● **Dataset section**:
— BEGIN —

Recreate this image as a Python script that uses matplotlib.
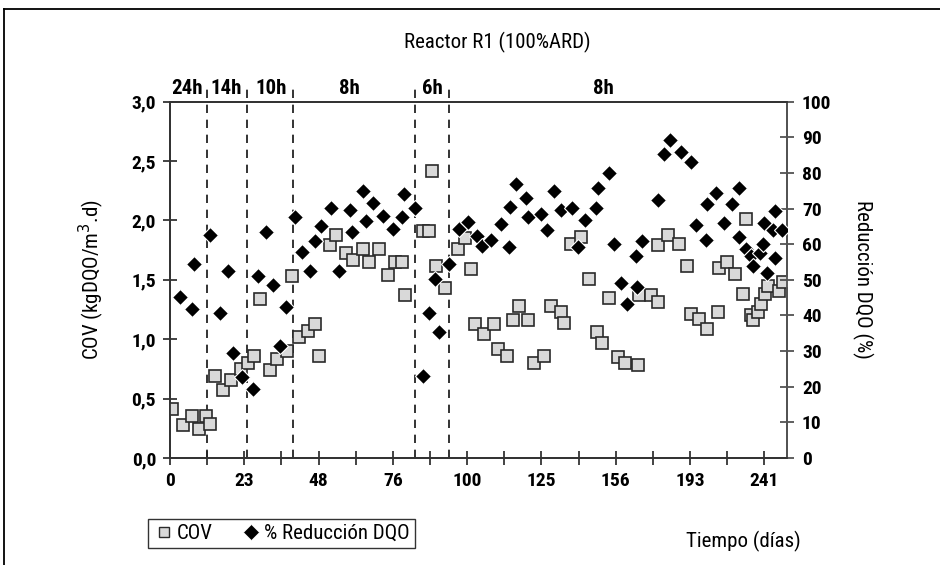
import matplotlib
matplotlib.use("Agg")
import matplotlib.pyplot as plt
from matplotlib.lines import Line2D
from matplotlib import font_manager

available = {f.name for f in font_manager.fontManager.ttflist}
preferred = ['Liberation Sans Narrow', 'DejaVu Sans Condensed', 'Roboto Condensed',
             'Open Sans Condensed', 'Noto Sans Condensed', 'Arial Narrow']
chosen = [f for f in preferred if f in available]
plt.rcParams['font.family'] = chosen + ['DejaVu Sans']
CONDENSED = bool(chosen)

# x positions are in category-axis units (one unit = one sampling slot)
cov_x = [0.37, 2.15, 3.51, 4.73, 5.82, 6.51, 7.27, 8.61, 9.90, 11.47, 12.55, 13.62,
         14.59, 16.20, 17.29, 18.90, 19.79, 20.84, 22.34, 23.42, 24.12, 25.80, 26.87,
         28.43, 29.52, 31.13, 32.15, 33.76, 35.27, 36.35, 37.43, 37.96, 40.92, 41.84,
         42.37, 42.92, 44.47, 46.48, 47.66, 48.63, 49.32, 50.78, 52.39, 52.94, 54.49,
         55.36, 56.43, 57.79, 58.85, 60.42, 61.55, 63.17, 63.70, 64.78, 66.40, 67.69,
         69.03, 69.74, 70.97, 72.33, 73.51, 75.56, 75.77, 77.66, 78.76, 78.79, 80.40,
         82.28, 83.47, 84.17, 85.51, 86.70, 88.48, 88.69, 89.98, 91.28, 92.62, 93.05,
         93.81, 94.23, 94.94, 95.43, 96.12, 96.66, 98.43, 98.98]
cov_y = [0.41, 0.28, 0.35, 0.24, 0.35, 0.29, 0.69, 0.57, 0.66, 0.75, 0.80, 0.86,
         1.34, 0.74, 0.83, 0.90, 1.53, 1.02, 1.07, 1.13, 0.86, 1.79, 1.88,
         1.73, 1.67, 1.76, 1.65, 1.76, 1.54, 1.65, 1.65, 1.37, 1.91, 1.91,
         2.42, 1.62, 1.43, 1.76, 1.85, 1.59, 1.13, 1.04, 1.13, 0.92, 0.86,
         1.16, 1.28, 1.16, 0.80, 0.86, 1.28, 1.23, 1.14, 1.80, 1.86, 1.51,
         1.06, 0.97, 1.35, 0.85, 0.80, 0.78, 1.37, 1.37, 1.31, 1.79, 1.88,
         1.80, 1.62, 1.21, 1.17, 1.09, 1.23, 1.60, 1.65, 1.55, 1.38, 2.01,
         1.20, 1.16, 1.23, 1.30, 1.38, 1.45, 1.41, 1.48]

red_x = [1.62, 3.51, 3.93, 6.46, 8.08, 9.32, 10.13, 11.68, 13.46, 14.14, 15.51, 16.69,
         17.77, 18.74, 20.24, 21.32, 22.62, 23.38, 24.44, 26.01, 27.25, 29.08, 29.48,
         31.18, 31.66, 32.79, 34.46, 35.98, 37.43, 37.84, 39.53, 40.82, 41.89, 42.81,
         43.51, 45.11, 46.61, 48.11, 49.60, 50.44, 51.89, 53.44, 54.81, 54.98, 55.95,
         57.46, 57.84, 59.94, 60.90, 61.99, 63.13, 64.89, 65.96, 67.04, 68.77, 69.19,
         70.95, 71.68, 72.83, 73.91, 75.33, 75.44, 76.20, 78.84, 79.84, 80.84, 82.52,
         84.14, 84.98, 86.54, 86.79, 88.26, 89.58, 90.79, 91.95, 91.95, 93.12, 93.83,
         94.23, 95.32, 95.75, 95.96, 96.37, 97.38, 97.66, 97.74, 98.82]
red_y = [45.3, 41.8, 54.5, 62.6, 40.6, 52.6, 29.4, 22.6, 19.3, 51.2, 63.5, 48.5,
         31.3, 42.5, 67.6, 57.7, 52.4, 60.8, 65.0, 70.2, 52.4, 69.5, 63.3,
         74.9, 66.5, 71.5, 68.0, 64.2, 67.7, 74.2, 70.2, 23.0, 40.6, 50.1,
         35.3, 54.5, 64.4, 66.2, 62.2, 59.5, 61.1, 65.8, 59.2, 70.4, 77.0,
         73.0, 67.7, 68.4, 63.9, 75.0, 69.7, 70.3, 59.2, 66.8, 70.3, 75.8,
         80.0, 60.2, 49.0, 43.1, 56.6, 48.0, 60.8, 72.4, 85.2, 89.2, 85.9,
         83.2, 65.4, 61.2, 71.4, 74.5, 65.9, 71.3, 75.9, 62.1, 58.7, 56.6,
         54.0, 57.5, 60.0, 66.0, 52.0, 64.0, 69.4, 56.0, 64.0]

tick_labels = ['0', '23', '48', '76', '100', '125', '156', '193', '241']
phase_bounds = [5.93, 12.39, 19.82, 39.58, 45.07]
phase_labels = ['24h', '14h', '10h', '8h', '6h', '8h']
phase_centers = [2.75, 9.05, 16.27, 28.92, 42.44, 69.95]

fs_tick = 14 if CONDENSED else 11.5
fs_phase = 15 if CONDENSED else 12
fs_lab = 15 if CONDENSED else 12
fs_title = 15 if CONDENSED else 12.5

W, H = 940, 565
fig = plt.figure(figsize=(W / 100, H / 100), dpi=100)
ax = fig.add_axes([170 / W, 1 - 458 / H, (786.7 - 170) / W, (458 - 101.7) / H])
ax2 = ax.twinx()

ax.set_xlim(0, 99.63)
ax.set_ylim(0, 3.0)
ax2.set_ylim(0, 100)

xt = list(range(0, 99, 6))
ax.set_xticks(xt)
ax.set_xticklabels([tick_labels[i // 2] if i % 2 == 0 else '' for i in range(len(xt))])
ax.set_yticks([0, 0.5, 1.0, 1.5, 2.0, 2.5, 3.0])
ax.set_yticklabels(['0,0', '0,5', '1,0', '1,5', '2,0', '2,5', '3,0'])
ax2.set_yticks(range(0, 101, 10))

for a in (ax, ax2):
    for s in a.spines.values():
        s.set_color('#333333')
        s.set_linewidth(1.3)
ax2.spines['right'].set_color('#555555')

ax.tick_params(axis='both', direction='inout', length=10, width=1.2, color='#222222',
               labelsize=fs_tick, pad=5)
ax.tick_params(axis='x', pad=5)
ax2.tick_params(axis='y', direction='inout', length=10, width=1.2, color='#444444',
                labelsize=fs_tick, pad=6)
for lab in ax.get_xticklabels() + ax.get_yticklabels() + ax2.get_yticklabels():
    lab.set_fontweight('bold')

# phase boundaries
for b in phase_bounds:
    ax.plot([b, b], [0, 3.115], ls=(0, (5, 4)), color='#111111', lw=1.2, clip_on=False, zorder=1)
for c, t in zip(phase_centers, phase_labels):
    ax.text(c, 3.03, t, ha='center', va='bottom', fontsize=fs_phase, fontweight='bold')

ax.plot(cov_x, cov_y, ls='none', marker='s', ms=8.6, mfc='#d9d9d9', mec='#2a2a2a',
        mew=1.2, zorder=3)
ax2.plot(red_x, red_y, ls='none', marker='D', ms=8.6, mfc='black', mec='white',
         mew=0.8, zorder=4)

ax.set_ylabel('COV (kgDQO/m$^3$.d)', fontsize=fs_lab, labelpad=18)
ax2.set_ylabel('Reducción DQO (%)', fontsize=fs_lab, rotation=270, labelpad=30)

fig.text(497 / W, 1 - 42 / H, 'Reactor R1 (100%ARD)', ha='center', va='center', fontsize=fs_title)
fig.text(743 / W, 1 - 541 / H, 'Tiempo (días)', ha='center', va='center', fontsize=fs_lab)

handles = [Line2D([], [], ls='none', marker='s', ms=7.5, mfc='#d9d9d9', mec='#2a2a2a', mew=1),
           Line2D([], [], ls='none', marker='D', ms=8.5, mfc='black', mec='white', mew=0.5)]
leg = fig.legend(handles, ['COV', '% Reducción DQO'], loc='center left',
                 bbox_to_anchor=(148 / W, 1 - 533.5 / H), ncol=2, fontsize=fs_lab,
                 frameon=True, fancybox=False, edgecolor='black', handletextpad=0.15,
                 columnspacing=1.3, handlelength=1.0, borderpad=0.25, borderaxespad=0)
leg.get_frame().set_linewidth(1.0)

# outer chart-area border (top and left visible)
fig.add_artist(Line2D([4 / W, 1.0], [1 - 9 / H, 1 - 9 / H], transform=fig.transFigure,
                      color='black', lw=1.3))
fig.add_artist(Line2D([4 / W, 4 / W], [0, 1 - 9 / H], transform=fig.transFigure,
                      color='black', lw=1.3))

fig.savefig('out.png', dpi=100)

— END —

● **Given problem**: Return, unchanged, the lines from the first line of the material through the line that holds "CONDENSED = bool(chosen)", inclusive, omitting pictures.

● **Output for this task**:
Recreate this image as a Python script that uses matplotlib.
import matplotlib
matplotlib.use("Agg")
import matplotlib.pyplot as plt
from matplotlib.lines import Line2D
from matplotlib import font_manager

available = {f.name for f in font_manager.fontManager.ttflist}
preferred = ['Liberation Sans Narrow', 'DejaVu Sans Condensed', 'Roboto Condensed',
             'Open Sans Condensed', 'Noto Sans Condensed', 'Arial Narrow']
chosen = [f for f in preferred if f in available]
plt.rcParams['font.family'] = chosen + ['DejaVu Sans']
CONDENSED = bool(chosen)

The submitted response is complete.